> _What to do_
Pick out every line of the entries below where "Output" occurs, and copy those lines.

═══

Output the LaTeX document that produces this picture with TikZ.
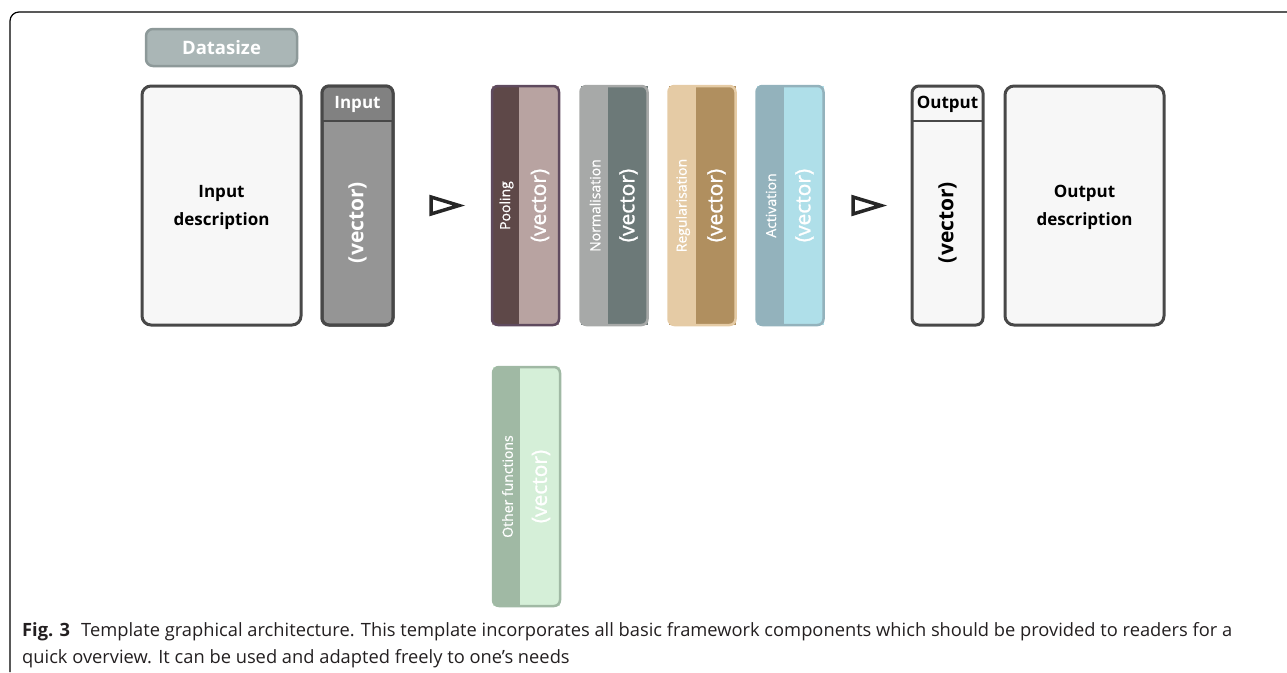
\documentclass[tikz,border=0pt]{standalone}
\usepackage{fontspec}
\setmainfont{Open Sans}
\newfontfamily\semifont[FakeBold=1.2]{Open Sans}
\newfontfamily\medfont[FakeBold=0.6]{Open Sans}
\usetikzlibrary{calc}
\definecolor{edge}{HTML}{484848}
\definecolor{paper}{HTML}{F7F7F7}
\definecolor{dsfill}{HTML}{AAB6B6}
\definecolor{dsedge}{HTML}{8D9999}
\definecolor{inbody}{HTML}{959595}
\definecolor{inhead}{HTML}{818181}
\definecolor{poolL}{HTML}{5E4848}
\definecolor{poolR}{HTML}{B8A3A1}
\definecolor{poolE}{HTML}{5F4A5E}
\definecolor{normL}{HTML}{A7A9A8}
\definecolor{normR}{HTML}{6C7978}
\definecolor{regL}{HTML}{E5CBA5}
\definecolor{regR}{HTML}{B08F5F}
\definecolor{actL}{HTML}{93B2BC}
\definecolor{actR}{HTML}{AFDFE9}
\definecolor{othL}{HTML}{A0B9A4}
\definecolor{othR}{HTML}{D5EFD8}
\definecolor{captxt}{HTML}{231F20}
\tikzset{
  tallbox/.style={draw=edge, line width=3pt, rounded corners=9pt, fill=paper,
    minimum height=239pt, inner sep=0pt, outer sep=0pt},
  fnbox/.style={minimum width=67pt, minimum height=239pt, inner sep=0pt, outer sep=0pt},
  boldlbl/.style={font=\fontsize{17}{21}\selectfont\bfseries, align=center},
  veclbl/.style={rotate=90, font=\fontsize{21}{24}\selectfont\bfseries},
  fnvec/.style={rotate=90, font=\semifont\fontsize{21}{24}\selectfont, text=white},
  fnname/.style={rotate=90, font=\medfont\fontsize{14}{16}\selectfont, text=white},
  flow/.style={draw=black!85, line width=3.5pt, line join=miter},
  captext/.style={anchor=base west, inner sep=0pt, text=captxt, font=\fontsize{18.3}{22}\selectfont},
}
\begin{document}
\begin{tikzpicture}[x=1pt,y=-1pt]
\useasboundingbox (0,0) rectangle (1287,672);
% outer frame
\draw[line width=1.2pt, rounded corners=9pt] (10,672) -- (10,12) -- (1287,12);

% Datasize
\node[draw=dsedge, fill=dsfill, line width=2.5pt, rounded corners=7pt,
  minimum width=151pt, minimum height=37pt, inner sep=0pt, text=white, align=center,
  font=\fontsize{18.5}{22}\selectfont\bfseries] (ds) at (221.5,47.5) {Datasize};

% Input description
\node[tallbox, minimum width=159pt] (indesc) at (221.5,205.5) {};
\node[boldlbl] (indesctxt) at (221.5,207) {Input\\[7pt]description};

% Input vector
\node[tallbox, minimum width=71pt, fill=inbody, rounded corners=7pt] (invec) at (357.5,205.5) {};
\begin{scope}
\clip[rounded corners=7pt] (invec.north west) rectangle (invec.south east);
\fill[inhead] (invec.north west) rectangle ($(invec.north east)+(0,35)$);
\end{scope}
\draw[edge, line width=2.5pt] ($(invec.north west)+(0,35)$) -- ($(invec.north east)+(0,35)$);
\draw[edge, line width=3pt, rounded corners=7pt] (invec.north west) rectangle (invec.south east);
\node[boldlbl, text=white] (inhdr) at ($(invec.north)+(0,18)$) {Input};
\node[veclbl, text=white] (invectxt) at ($(invec.center)+(0,17)$) {(vector)};

% flow triangles
\draw[flow] (431,197) -- (459,205.5) -- (431,214) -- cycle;
\draw[flow] (853,197) -- (881,205.5) -- (853,214) -- cycle;

% function boxes
\foreach \nm/\cx/\cy/\L/\R/\E/\txt in {
  pool/525.5/205.5/poolL/poolR/poolE/Pooling,
  norm/614/205.5/normL/normR/normL/Normalisation,
  reg/702/205.5/regL/regR/regL/Regularisation,
  act/790/205.5/actL/actR/actL/Activation,
  oth/526.5/486.5/othL/othR/othL/Other functions}{
  \node[fnbox, fill=\R] (\nm) at (\cx,\cy) {};
  \begin{scope}
  \clip[rounded corners=6pt] (\nm.north west) rectangle (\nm.south east);
  \fill[\L] (\nm.north west) rectangle ($(\nm.south west)+(27,0)$);
  \end{scope}
  \draw[\E, line width=2.5pt, rounded corners=6pt] (\nm.north west) rectangle (\nm.south east);
  \node[fnname] (\nm-name) at ($(\nm.west)+(14.5,0)$) {\txt};
  \node[fnvec] (\nm-vec) at ($(\nm.west)+(48,0)$) {(vector)};
}

% Output vector
\node[tallbox, minimum width=71pt, rounded corners=7pt] (outvec) at (947.5,205.5) {};
\draw[edge, line width=2.5pt] ($(outvec.north west)+(0,35)$) -- ($(outvec.north east)+(0,35)$);
\node[boldlbl] (outhdr) at ($(outvec.north)+(0,18)$) {Output};
\node[veclbl] (outvectxt) at ($(outvec.center)+(0,17)$) {(vector)};

% Output description
\node[tallbox, minimum width=159pt] (outdesc) at (1084.5,205.5) {};
\node[boldlbl] (outdesctxt) at (1084.5,207) {Output\\[7pt]description};

% caption
\node[captext] (cap1) at (22,636)
  {\textbf{Fig. 3}\hspace{0.6em}Template graphical architecture. This template incorporates all basic framework components which should be provided to readers for a};
\node[captext] (cap2) at (22,663)
  {quick overview. It can be used and adapted freely to one’s needs};
\end{tikzpicture}
\end{document}
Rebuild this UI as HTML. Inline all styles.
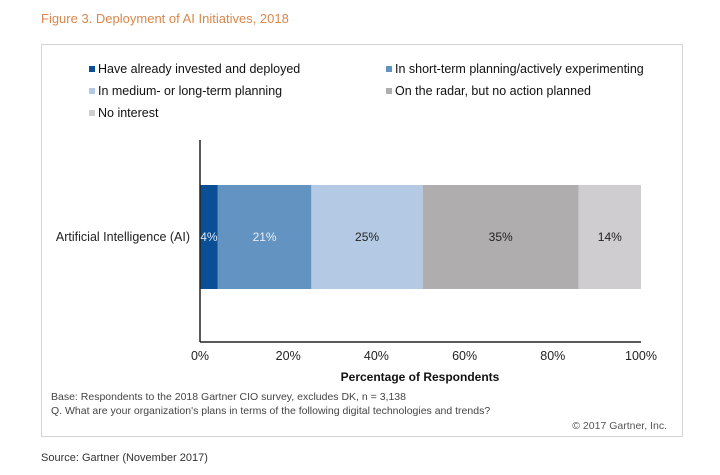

═══

> _Problem solution_
Output the LaTeX document that produces this picture with TikZ.
% Output vector
\node[boldlbl] (outhdr) at ($(outvec.north)+(0,18)$) {Output};
% Output description
\node[boldlbl] (outdesctxt) at (1084.5,207) {Output\\[7pt]description};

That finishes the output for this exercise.